**SHORT PROBLEM**
Give a verbatim copy of the lines below, minus the pictures.

● ● ● ● ● ● ●

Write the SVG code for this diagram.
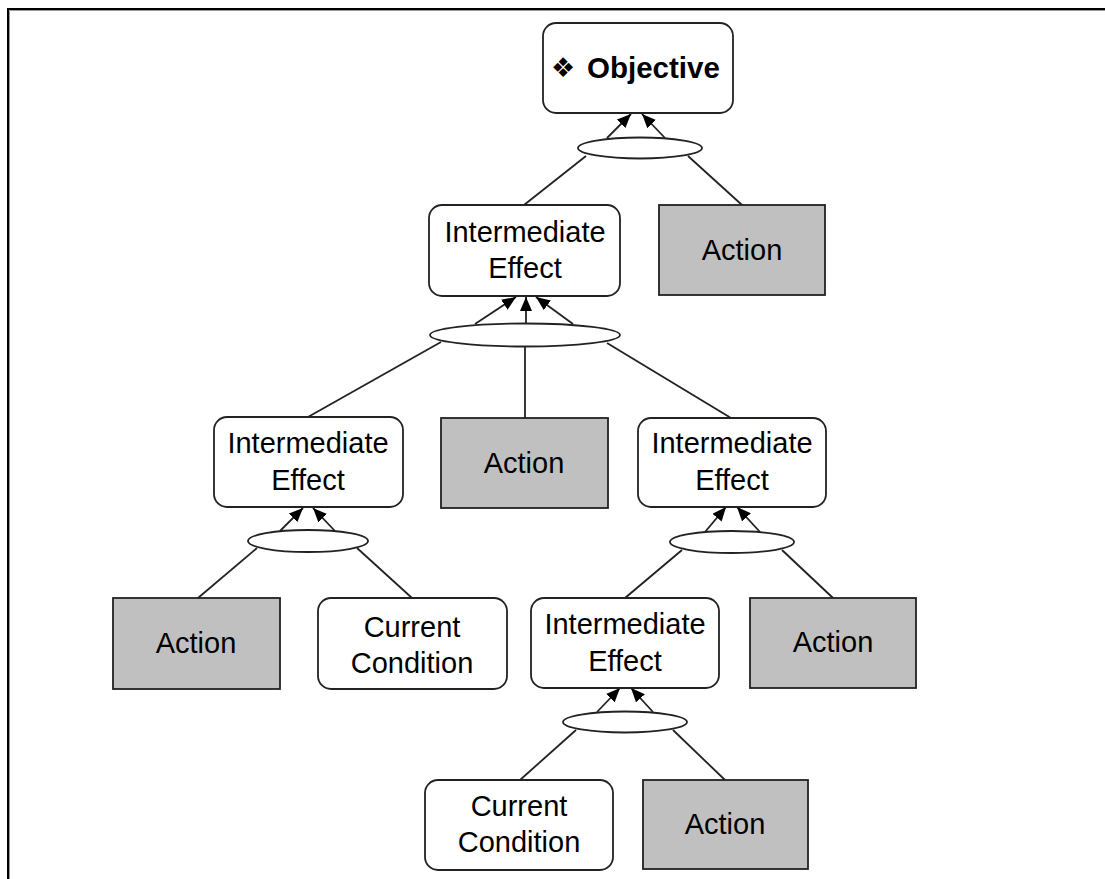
<svg xmlns="http://www.w3.org/2000/svg" width="1105" height="879" viewBox="0 0 1105 879">
  <defs>
    <marker id="arrow" markerUnits="userSpaceOnUse" markerWidth="15" markerHeight="12" refX="14" refY="6" orient="auto">
      <path d="M0,0 L14,6 L0,12 z" fill="#000"/>
    </marker>
    <style>
      .frame { stroke: #000; stroke-width: 2; fill: none; }
      .frame2 { stroke: #999; stroke-width: 1; fill: none; }
      .rounded { fill: #fff; stroke: #222; stroke-width: 1.8; }
      .action { fill: #c0c0c0; stroke: #222; stroke-width: 1.8; }
      .junction { fill: #fff; stroke: #222; stroke-width: 1.8; }
      .label { font-family: "Liberation Sans", Arial, sans-serif; font-size: 29px; fill: #000; text-anchor: middle; }
      .link { stroke: #222; stroke-width: 1.8; fill: none; }
      .up { stroke: #222; stroke-width: 1.8; fill: none; marker-end: url(#arrow); }
    </style>
  </defs>

  <rect width="1105" height="879" fill="#fff"/>

  <!-- page frame: top and left edges only -->
  <path class="frame" d="M8,879 V9 H1105"/>
  <path class="frame2" d="M9.5,879 V10.5 H1105"/>

  <!-- connectors -->
  <g id="connectors">
    <!-- AND junctions -->
    <ellipse class="junction" cx="640" cy="148" rx="62" ry="10.5"/>
    <ellipse class="junction" cx="525" cy="335" rx="95" ry="11.5"/>
    <ellipse class="junction" cx="308" cy="541" rx="60" ry="11"/>
    <ellipse class="junction" cx="732" cy="542" rx="62" ry="11"/>
    <ellipse class="junction" cx="625" cy="722" rx="62" ry="10.5"/>

    <!-- junction to parent -->
    <line class="up" x1="607" y1="138" x2="631" y2="114"/>
    <line class="up" x1="665" y1="138" x2="642" y2="114"/>

    <line class="up" x1="475" y1="324" x2="516" y2="297"/>
    <line class="up" x1="526" y1="323.5" x2="526" y2="297"/>
    <line class="up" x1="573" y1="324" x2="536" y2="297"/>

    <line class="up" x1="280" y1="531" x2="303" y2="508"/>
    <line class="up" x1="335" y1="531" x2="313" y2="508"/>

    <line class="up" x1="705" y1="532" x2="726" y2="507"/>
    <line class="up" x1="760" y1="532" x2="737" y2="507"/>

    <line class="up" x1="597" y1="712" x2="620" y2="688"/>
    <line class="up" x1="653" y1="712" x2="631" y2="688"/>

    <!-- children to junction -->
    <line class="link" x1="586" y1="156" x2="524" y2="205"/>
    <line class="link" x1="688" y1="156" x2="742" y2="205"/>

    <line class="link" x1="441" y1="342" x2="308" y2="417"/>
    <line class="link" x1="525" y1="346.5" x2="525" y2="418"/>
    <line class="link" x1="607" y1="343" x2="731" y2="418"/>

    <line class="link" x1="257" y1="548" x2="198" y2="598"/>
    <line class="link" x1="357" y1="548" x2="412" y2="598"/>

    <line class="link" x1="682" y1="550" x2="625" y2="598"/>
    <line class="link" x1="782" y1="550" x2="833" y2="598"/>

    <line class="link" x1="576" y1="730" x2="520" y2="780"/>
    <line class="link" x1="673" y1="730" x2="725" y2="780"/>
  </g>

  <!-- nodes -->
  <g id="objective">
    <rect class="rounded" x="543" y="23" width="190" height="90" rx="13"/>
    <text x="551" y="77" font-family="DejaVu Sans, sans-serif" font-size="27" fill="#000">❖</text>
    <text x="587" y="78" font-family="Liberation Sans, Arial, sans-serif" font-size="29.5" font-weight="bold" fill="#000">Objective</text>
  </g>

  <g id="effect1">
    <rect class="rounded" x="429" y="205" width="191" height="91" rx="13"/>
    <text class="label" x="525" y="242">Intermediate</text>
    <text class="label" x="525" y="278">Effect</text>
  </g>

  <g id="action1">
    <rect class="action" x="659" y="205" width="166" height="90"/>
    <text class="label" x="742" y="260">Action</text>
  </g>

  <g id="effect2">
    <rect class="rounded" x="214" y="417" width="189" height="90" rx="13"/>
    <text class="label" x="308" y="453">Intermediate</text>
    <text class="label" x="308" y="490">Effect</text>
  </g>

  <g id="action2">
    <rect class="action" x="441" y="418" width="167" height="90"/>
    <text class="label" x="524" y="473">Action</text>
  </g>

  <g id="effect3">
    <rect class="rounded" x="638" y="418" width="188" height="89" rx="13"/>
    <text class="label" x="732" y="453">Intermediate</text>
    <text class="label" x="732" y="490">Effect</text>
  </g>

  <g id="action3">
    <rect class="action" x="113" y="598" width="167" height="91"/>
    <text class="label" x="196" y="653">Action</text>
  </g>

  <g id="condition1">
    <rect class="rounded" x="318" y="598" width="189" height="91" rx="13"/>
    <text class="label" x="412" y="637">Current</text>
    <text class="label" x="412" y="673">Condition</text>
  </g>

  <g id="effect4">
    <rect class="rounded" x="531" y="598" width="188" height="90" rx="13"/>
    <text class="label" x="625" y="634">Intermediate</text>
    <text class="label" x="625" y="671">Effect</text>
  </g>

  <g id="action4">
    <rect class="action" x="750" y="598" width="166" height="90"/>
    <text class="label" x="833" y="652">Action</text>
  </g>

  <g id="condition2">
    <rect class="rounded" x="425" y="780" width="188" height="90" rx="13"/>
    <text class="label" x="519" y="816">Current</text>
    <text class="label" x="519" y="852">Condition</text>
  </g>

  <g id="action5">
    <rect class="action" x="643" y="780" width="165" height="89"/>
    <text class="label" x="725" y="834">Action</text>
  </g>
</svg>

● ● ● ● ● ● ●

**RESPONSE TO THE TASK**
Write the SVG code for this diagram.
<svg xmlns="http://www.w3.org/2000/svg" width="1105" height="879" viewBox="0 0 1105 879">
  <defs>
    <marker id="arrow" markerUnits="userSpaceOnUse" markerWidth="15" markerHeight="12" refX="14" refY="6" orient="auto">
      <path d="M0,0 L14,6 L0,12 z" fill="#000"/>
    </marker>
    <style>
      .frame { stroke: #000; stroke-width: 2; fill: none; }
      .frame2 { stroke: #999; stroke-width: 1; fill: none; }
      .rounded { fill: #fff; stroke: #222; stroke-width: 1.8; }
      .action { fill: #c0c0c0; stroke: #222; stroke-width: 1.8; }
      .junction { fill: #fff; stroke: #222; stroke-width: 1.8; }
      .label { font-family: "Liberation Sans", Arial, sans-serif; font-size: 29px; fill: #000; text-anchor: middle; }
      .link { stroke: #222; stroke-width: 1.8; fill: none; }
      .up { stroke: #222; stroke-width: 1.8; fill: none; marker-end: url(#arrow); }
    </style>
  </defs>

  <rect width="1105" height="879" fill="#fff"/>

  <!-- page frame: top and left edges only -->
  <path class="frame" d="M8,879 V9 H1105"/>
  <path class="frame2" d="M9.5,879 V10.5 H1105"/>

  <!-- connectors -->
  <g id="connectors">
    <!-- AND junctions -->
    <ellipse class="junction" cx="640" cy="148" rx="62" ry="10.5"/>
    <ellipse class="junction" cx="525" cy="335" rx="95" ry="11.5"/>
    <ellipse class="junction" cx="308" cy="541" rx="60" ry="11"/>
    <ellipse class="junction" cx="732" cy="542" rx="62" ry="11"/>
    <ellipse class="junction" cx="625" cy="722" rx="62" ry="10.5"/>

    <!-- junction to parent -->
    <line class="up" x1="607" y1="138" x2="631" y2="114"/>
    <line class="up" x1="665" y1="138" x2="642" y2="114"/>

    <line class="up" x1="475" y1="324" x2="516" y2="297"/>
    <line class="up" x1="526" y1="323.5" x2="526" y2="297"/>
    <line class="up" x1="573" y1="324" x2="536" y2="297"/>

    <line class="up" x1="280" y1="531" x2="303" y2="508"/>
    <line class="up" x1="335" y1="531" x2="313" y2="508"/>

    <line class="up" x1="705" y1="532" x2="726" y2="507"/>
    <line class="up" x1="760" y1="532" x2="737" y2="507"/>

    <line class="up" x1="597" y1="712" x2="620" y2="688"/>
    <line class="up" x1="653" y1="712" x2="631" y2="688"/>

    <!-- children to junction -->
    <line class="link" x1="586" y1="156" x2="524" y2="205"/>
    <line class="link" x1="688" y1="156" x2="742" y2="205"/>

    <line class="link" x1="441" y1="342" x2="308" y2="417"/>
    <line class="link" x1="525" y1="346.5" x2="525" y2="418"/>
    <line class="link" x1="607" y1="343" x2="731" y2="418"/>

    <line class="link" x1="257" y1="548" x2="198" y2="598"/>
    <line class="link" x1="357" y1="548" x2="412" y2="598"/>

    <line class="link" x1="682" y1="550" x2="625" y2="598"/>
    <line class="link" x1="782" y1="550" x2="833" y2="598"/>

    <line class="link" x1="576" y1="730" x2="520" y2="780"/>
    <line class="link" x1="673" y1="730" x2="725" y2="780"/>
  </g>

  <!-- nodes -->
  <g id="objective">
    <rect class="rounded" x="543" y="23" width="190" height="90" rx="13"/>
    <text x="551" y="77" font-family="DejaVu Sans, sans-serif" font-size="27" fill="#000">❖</text>
    <text x="587" y="78" font-family="Liberation Sans, Arial, sans-serif" font-size="29.5" font-weight="bold" fill="#000">Objective</text>
  </g>

  <g id="effect1">
    <rect class="rounded" x="429" y="205" width="191" height="91" rx="13"/>
    <text class="label" x="525" y="242">Intermediate</text>
    <text class="label" x="525" y="278">Effect</text>
  </g>

  <g id="action1">
    <rect class="action" x="659" y="205" width="166" height="90"/>
    <text class="label" x="742" y="260">Action</text>
  </g>

  <g id="effect2">
    <rect class="rounded" x="214" y="417" width="189" height="90" rx="13"/>
    <text class="label" x="308" y="453">Intermediate</text>
    <text class="label" x="308" y="490">Effect</text>
  </g>

  <g id="action2">
    <rect class="action" x="441" y="418" width="167" height="90"/>
    <text class="label" x="524" y="473">Action</text>
  </g>

  <g id="effect3">
    <rect class="rounded" x="638" y="418" width="188" height="89" rx="13"/>
    <text class="label" x="732" y="453">Intermediate</text>
    <text class="label" x="732" y="490">Effect</text>
  </g>

  <g id="action3">
    <rect class="action" x="113" y="598" width="167" height="91"/>
    <text class="label" x="196" y="653">Action</text>
  </g>

  <g id="condition1">
    <rect class="rounded" x="318" y="598" width="189" height="91" rx="13"/>
    <text class="label" x="412" y="637">Current</text>
    <text class="label" x="412" y="673">Condition</text>
  </g>

  <g id="effect4">
    <rect class="rounded" x="531" y="598" width="188" height="90" rx="13"/>
    <text class="label" x="625" y="634">Intermediate</text>
    <text class="label" x="625" y="671">Effect</text>
  </g>

  <g id="action4">
    <rect class="action" x="750" y="598" width="166" height="90"/>
    <text class="label" x="833" y="652">Action</text>
  </g>

  <g id="condition2">
    <rect class="rounded" x="425" y="780" width="188" height="90" rx="13"/>
    <text class="label" x="519" y="816">Current</text>
    <text class="label" x="519" y="852">Condition</text>
  </g>

  <g id="action5">
    <rect class="action" x="643" y="780" width="165" height="89"/>
    <text class="label" x="725" y="834">Action</text>
  </g>
</svg>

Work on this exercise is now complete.